(Plotting code records)
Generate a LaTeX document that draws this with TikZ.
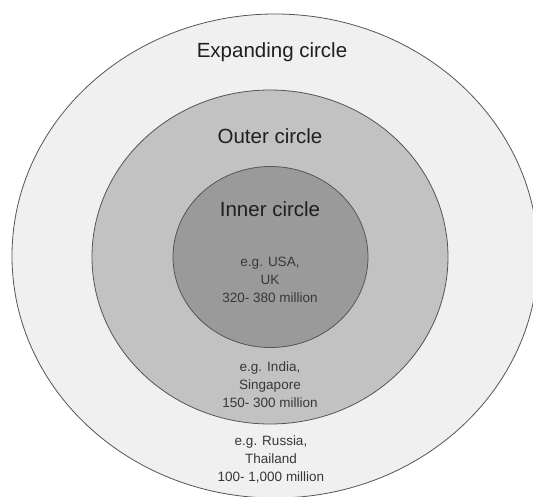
\documentclass[tikz,border=0pt]{standalone}
\usepackage{fontspec}
\setmainfont{Liberation Sans}
\usetikzlibrary{shapes.geometric}

\definecolor{expandfill}{HTML}{F0F0F0}
\definecolor{outerfill}{HTML}{C2C2C2}
\definecolor{innerfill}{HTML}{9A9A9A}
\definecolor{ringline}{HTML}{555555}

\begin{document}
\begin{tikzpicture}[
    x=1pt, y=-1pt,
    ring/.style={draw=ringline, line width=0.8pt, ellipse, inner sep=0pt},
    title/.style={anchor=base, text=black!88, font=\fontsize{20.5}{24}\selectfont},
    note/.style={align=center, text=black!78, font=\fontsize{13.5}{18}\selectfont}
]
\fill[white] (0,0) rectangle (533,496);
\useasboundingbox (0,0) rectangle (533,496);

\node[ring, fill=expandfill, minimum width=526pt, minimum height=484pt] (expanding) at (275,256) {};
\node[ring, fill=outerfill, minimum width=356pt, minimum height=334pt] (outer) at (270,257) {};
\node[ring, fill=innerfill, minimum width=195pt, minimum height=181pt] (inner) at (270.5,257) {};

\node[title] (expandingtitle) at (272,57) {Expanding circle};
\node[title] (outertitle) at (270,143) {Outer circle};
\node[title] (innertitle) at (270,216.5) {Inner circle};

\node[note] (innernote) at (270,280) {e.g. USA,\\UK\\320- 380 million};
\node[note] (outernote) at (270,385) {e.g. India,\\Singapore\\150- 300 million};
\node[note] (expandingnote) at (271,459) {e.g. Russia,\\Thailand\\100- 1,000 million};
\end{tikzpicture}
\end{document}
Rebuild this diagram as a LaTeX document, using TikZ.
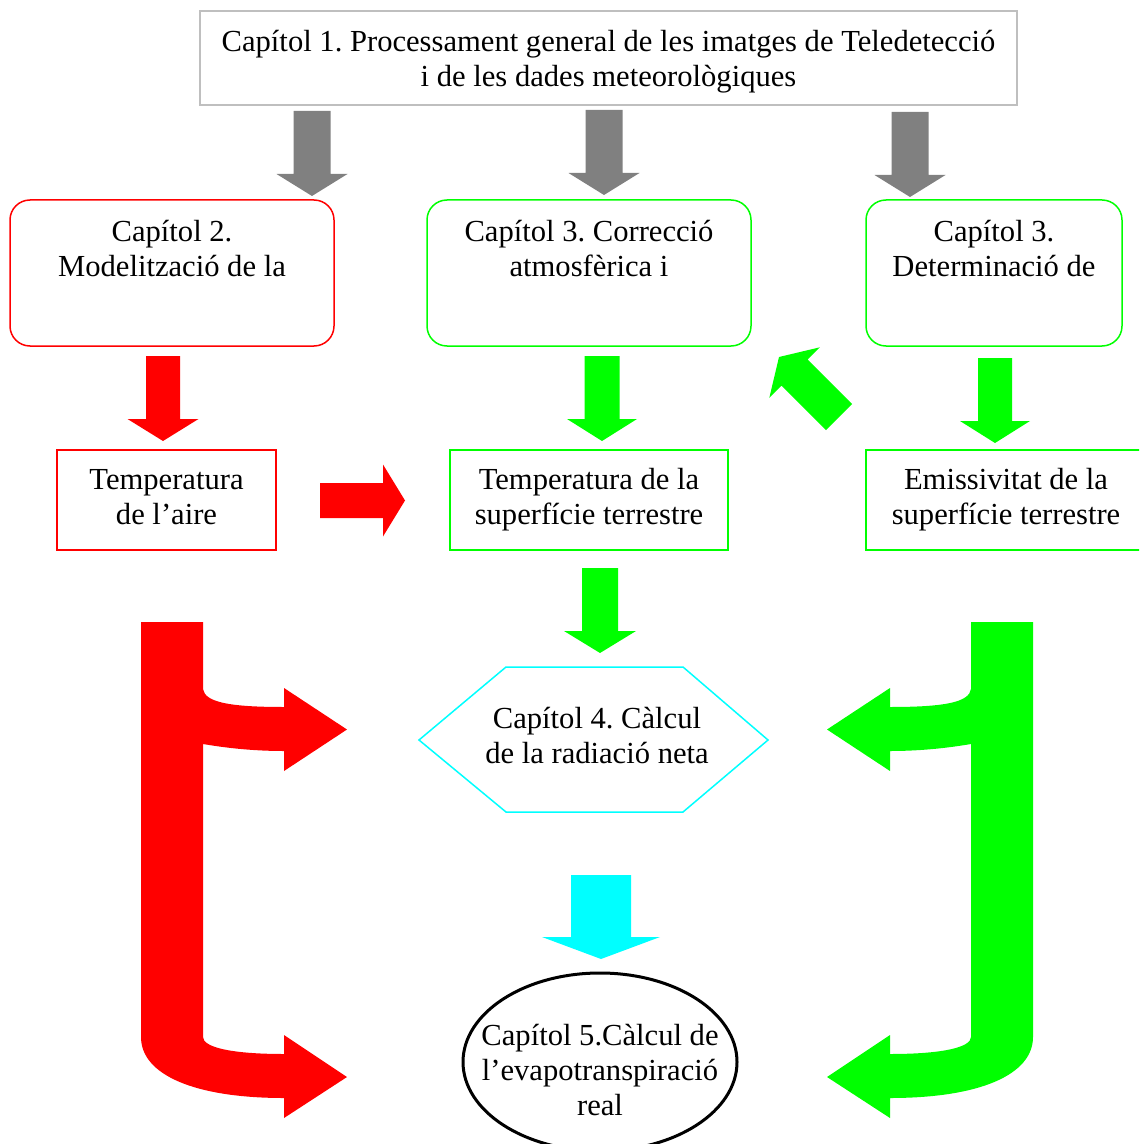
\documentclass[tikz,border=0pt]{standalone}
\usepackage{fontspec}
\setmainfont{Liberation Serif}
\usetikzlibrary{calc,shapes.geometric}
\definecolor{arrowgray}{RGB}{128,128,128}
\definecolor{framegray}{RGB}{191,191,191}
\definecolor{vivgreen}{RGB}{0,255,0}
\definecolor{vivcyan}{RGB}{0,255,255}
\frenchspacing
\newcommand{\toptext}[2]{\parbox[c][73pt][t]{#1}{\centering\vspace*{10pt}#2}}
\newcommand{\blockarrow}[5]{%
  \coordinate (hb) at ($(#3)!11pt!(#2)$);
  \fill[#1] ($(#2)!#4!90:(#3)$) -- ($(hb)!#4!90:(#3)$) -- ($(hb)!#5!90:(#3)$) -- (#3)
    -- ($(hb)!#5!-90:(#3)$) -- ($(hb)!#4!-90:(#3)$) -- ($(#2)!#4!-90:(#3)$) -- cycle;}
\newcommand{\bendpath}{(141,622) -- (203,622) -- (203,689) .. controls (205,702) and (228,707) .. (284,707)
  -- (284,688) -- (347,729.5) -- (284,771) -- (284,751) .. controls (245,751) and (215,746) .. (203,744)
  -- (203,1037) .. controls (203,1047) and (230,1054) .. (284,1054) -- (284,1035) -- (347,1077)
  -- (284,1118) -- (284,1098) .. controls (195,1098) and (141,1075) .. (141,1037) -- cycle}
\begin{document}
\begin{tikzpicture}[x=0.5pt, y=-0.5pt, font=\fontsize{15.3pt}{17.5pt}\selectfont,
  capbox/.style={draw=#1, line width=0.75pt, rounded corners=10pt, inner sep=0pt, minimum width=162pt},
  databox/.style={draw=#1, line width=0.75pt, align=center, minimum height=50pt}]
\useasboundingbox (0,0) rectangle (1139,1144);
\clip (0,0) rectangle (1139,1144);
\node[draw=framegray, line width=1pt, align=center, minimum width=408.5pt, minimum height=47pt] (cap1) at (608.5,58) {\rule{0pt}{14pt}Capítol 1. Processament general de les imatges de Teledetecció\\i de les dades meteorològiques};
\node[capbox=red] (cap2) at (172,273) {\toptext{150pt}{Capítol 2.\\Modelització de la}};
\node[capbox=vivgreen] (cap3a) at (589,273) {\toptext{150pt}{Capítol 3. Correcció\\atmosfèrica i}};
\node[capbox=vivgreen, minimum width=128pt] (cap3b) at (994,273) {\toptext{120pt}{Capítol 3.\\Determinació de}};
\node[databox=red, minimum width=109.5pt] (tair) at (166.5,500) {Temperatura\\de l’aire\vphantom{p}};
\node[databox=vivgreen, minimum width=139pt] (tsup) at (589,500) {Temperatura de la\\superfície terrestre};
\node[databox=vivgreen, minimum width=140pt] (emis) at (1006,500) {Emissivitat de la\\superfície terrestre};
\node[align=center] (cap4) at (597,736) {Capítol 4. Càlcul\\de la radiació neta};
\draw[vivcyan, line width=0.75pt] (419,740) -- (506,667) -- (683,667) -- (768,740) -- (683,812) -- (506,812) -- cycle;
\node[draw, ellipse, line width=1.5pt, inner sep=0pt, minimum width=137pt, minimum height=89pt,
  label={[align=center, yshift=-4pt]center:{Capítol 5.Càlcul de\\l’evapotranspiració\\real}}] (cap5) at (600,1062) {};
\blockarrow{arrowgray}{312,111}{312,196}{9.25pt}{17.75pt}
\blockarrow{arrowgray}{604,110}{604,195}{9.25pt}{17.75pt}
\blockarrow{arrowgray}{910,112}{910,197}{9.25pt}{17.75pt}
\blockarrow{red}{163,356}{163,441}{8.5pt}{17.75pt}
\blockarrow{vivgreen}{602,356}{602,441}{8.75pt}{17.5pt}
\blockarrow{vivgreen}{995,358}{995,443}{8.5pt}{17.5pt}
\blockarrow{vivgreen}{839,417}{779,357}{9.2pt}{17.85pt}
\blockarrow{red}{320,500.5}{405,500.5}{8.75pt}{18pt}
\blockarrow{vivgreen}{600,568}{600,653}{9pt}{18pt}
\blockarrow{vivcyan}{601,875}{601,959}{15pt}{29.5pt}
\fill[red] \bendpath;
\fill[vivgreen, shift={(1174,0)}, xscale=-1] \bendpath;
\end{tikzpicture}
\end{document}
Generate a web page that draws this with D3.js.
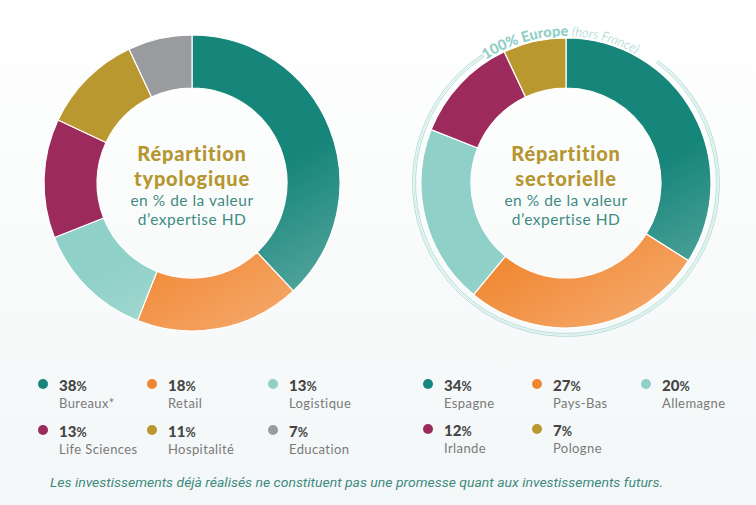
<!DOCTYPE html>
<html><head><meta charset="utf-8">
<script src="https://cdn.jsdelivr.net/npm/d3@7"></script>
<style>
body{margin:0;background:#fbfcfc;}
svg{display:block;}
text{font-variant-ligatures:none;}
</style></head>
<body>
<svg id="c" width="756" height="505"></svg>
<script>
const typoCategories = ["Bureaux*", "Retail", "Logistique", "Life Sciences", "Hospitalité", "Education"];
const typoValues = [38, 18, 13, 13, 11, 7];
const typoColors = ["#16857a", "#f08630", "#8fd0c8", "#9c2a5c", "#b8982f", "#9a9b9e"];

const sectCategories = ["Espagne", "Pays-Bas", "Allemagne", "Irlande", "Pologne"];
const sectValues = [34, 27, 20, 12, 7];
const sectColors = ["#16857a", "#f08630", "#8fd0c8", "#9c2a5c", "#b8982f"];

const centerTitles = [["Répartition", "typologique"], ["Répartition", "sectorielle"]];
const centerSub = ["en % de la valeur", "d\u2019expertise HD"];
const footnote = "Les investissements déjà réalisés ne constituent pas une promesse quant aux investissements futurs.";

const svg = d3.select("#c");
const defs = svg.append("defs");

const bg = defs.append("linearGradient").attr("id","bg").attr("x1",0).attr("y1",0).attr("x2",0).attr("y2",1);
bg.append("stop").attr("offset","0%").attr("stop-color","#ffffff");
bg.append("stop").attr("offset","100%").attr("stop-color","#f3f7f7");
svg.append("rect").attr("width",756).attr("height",505).attr("fill","url(#bg)");

function donut(id, cx, cy, R, r, cats, vals, cols){
  const g = svg.append("g").attr("transform",`translate(${cx},${cy})`);
  const pie = d3.pie().sort(null).value(d=>d)(vals);
  const arc = d3.arc().innerRadius(r).outerRadius(R);
  pie.forEach((p,i)=>{
    const gid = id+"g"+i;
    const lg = defs.append("linearGradient").attr("id",gid).attr("gradientUnits","userSpaceOnUse")
      .attr("x1",-R*0.3).attr("y1",-R).attr("x2",R*0.8).attr("y2",R*0.9);
    lg.append("stop").attr("offset","0%").attr("stop-color",cols[i]);
    lg.append("stop").attr("offset","55%").attr("stop-color",cols[i]);
    lg.append("stop").attr("offset","100%").attr("stop-color",d3.interpolateRgb(cols[i],"#ffffff")(0.3));
    g.append("path").attr("d",arc(p)).attr("fill",`url(#${gid})`)
      .attr("stroke","#ffffff").attr("stroke-width",1.2);
  });
  return g;
}

const fontTitle = "Lato, sans-serif";

function center(g, k){
  const mk = (y, txt, fs, fw, col, ls) => g.append("text").attr("x",0).attr("y",y)
    .attr("text-anchor","middle").attr("font-family",fontTitle).attr("font-size",fs)
    .attr("font-weight",fw).attr("fill",col).attr("letter-spacing",ls).text(txt);
  mk(-22, centerTitles[k][0], 20, 900, "#b5962f", 0.8);
  mk(2.5, centerTitles[k][1], 20, 900, "#b5962f", 0.8);
  mk(22.5, centerSub[0], 15.5, 400, "#3f8b84", 0.5);
  mk(41.5, centerSub[1], 15.5, 400, "#3f8b84", 0.5);
}

const g1 = donut("a", 192, 183, 148, 95, typoCategories, typoValues, typoColors);
center(g1, 0);

const g2c = {x:566, y:183};
const ringR = 152;
const ring = svg.append("g").attr("transform",`translate(${g2c.x},${g2c.y})`);
const toRad = d=>d*Math.PI/180;
ring.append("path").attr("d", d3.arc().innerRadius(ringR-1.5).outerRadius(ringR+1.5)
  .startAngle(toRad(37)).endAngle(toRad(327))()).attr("fill","none").attr("stroke","#a3d8d0").attr("stroke-width",0.8);
ring.append("path").attr("d", d3.arc().innerRadius(ringR-0.5).outerRadius(ringR+0.5)
  .startAngle(toRad(37)).endAngle(toRad(327))()).attr("fill","#d3ece8");
const tr = 147;
const a0 = toRad(-33), a1 = toRad(40);
const pth = `M ${tr*Math.sin(a0)} ${-tr*Math.cos(a0)} A ${tr} ${tr} 0 0 1 ${tr*Math.sin(a1)} ${-tr*Math.cos(a1)}`;
defs.append("path").attr("id","tp").attr("d",pth).attr("transform",`translate(${g2c.x},${g2c.y})`);
const tt = svg.append("text").attr("font-family","Lato, sans-serif").attr("fill","#8fcfc6").attr("font-size",14.5);
const tp = tt.append("textPath").attr("href","#tp").attr("startOffset","0%");
tp.append("tspan").attr("font-weight",900).text("100% Europe ");
tp.append("tspan").attr("font-style","italic").attr("font-weight",300).attr("font-size",13).text(" (hors France)");

const g2 = donut("b", g2c.x, g2c.y, 145, 95, sectCategories, sectValues, sectColors);
center(g2, 1);

function legend(cats, vals, cols, colX, rowY){
  cats.forEach((c,i)=>{
    const col = i%3, row = Math.floor(i/3);
    const x = colX[col], y = rowY[row];
    const g = svg.append("g").attr("transform",`translate(${x},${y})`);
    g.append("circle").attr("cx",0).attr("cy",-7).attr("r",5).attr("fill",cols[i]);
    const t = g.append("text").attr("x",16).attr("y",0).attr("font-family","Lato, sans-serif").attr("fill","#454545");
    t.append("tspan").attr("font-weight",900).attr("font-size",15).text(vals[i]);
    t.append("tspan").attr("font-weight",700).attr("font-size",12.5).text("%");
    g.append("text").attr("x",16).attr("y",16.5).attr("font-family","Lato, sans-serif")
      .attr("font-size",13).attr("letter-spacing",0.4).attr("fill","#7a7a7a").text(c);
  });
}
legend(typoCategories, typoValues, typoColors, [43, 152, 273], [391, 437]);
legend(sectCategories, sectValues, sectColors, [428, 537, 646], [391, 436]);

svg.append("text").attr("x",50).attr("y",487).attr("font-family","Roboto, sans-serif")
  .attr("font-style","italic").attr("font-size",12.5).attr("fill","#3f8a80")
  .attr("textLength",613).attr("lengthAdjust","spacingAndGlyphs").text(footnote);
</script>
</body></html>
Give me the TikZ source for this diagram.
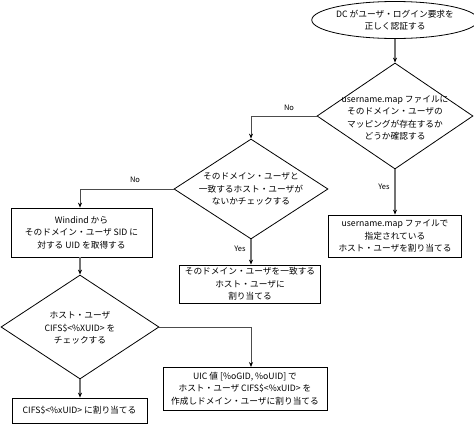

**THE TASK:** Your task is to reproduce exactly the lines from the start of the data above through the line containing "minimum width=195pt, minimum", leaving every picture out.

**TASK RESPONSE:**
Generate a LaTeX document that draws this with TikZ.
\documentclass[tikz,border=0pt]{standalone}
\usepackage{fontspec}
\setmainfont{Liberation Sans}
\usetikzlibrary{shapes.geometric}

\definecolor{expandfill}{HTML}{F0F0F0}
\definecolor{outerfill}{HTML}{C2C2C2}
\definecolor{innerfill}{HTML}{9A9A9A}
\definecolor{ringline}{HTML}{555555}

\begin{document}
\begin{tikzpicture}[
    x=1pt, y=-1pt,
    ring/.style={draw=ringline, line width=0.8pt, ellipse, inner sep=0pt},
    title/.style={anchor=base, text=black!88, font=\fontsize{20.5}{24}\selectfont},
    note/.style={align=center, text=black!78, font=\fontsize{13.5}{18}\selectfont}
]
\fill[white] (0,0) rectangle (533,496);
\useasboundingbox (0,0) rectangle (533,496);

\node[ring, fill=expandfill, minimum width=526pt, minimum height=484pt] (expanding) at (275,256) {};
\node[ring, fill=outerfill, minimum width=356pt, minimum height=334pt] (outer) at (270,257) {};
\node[ring, fill=innerfill, minimum width=195pt, minimum height=181pt] (inner) at (270.5,257) {};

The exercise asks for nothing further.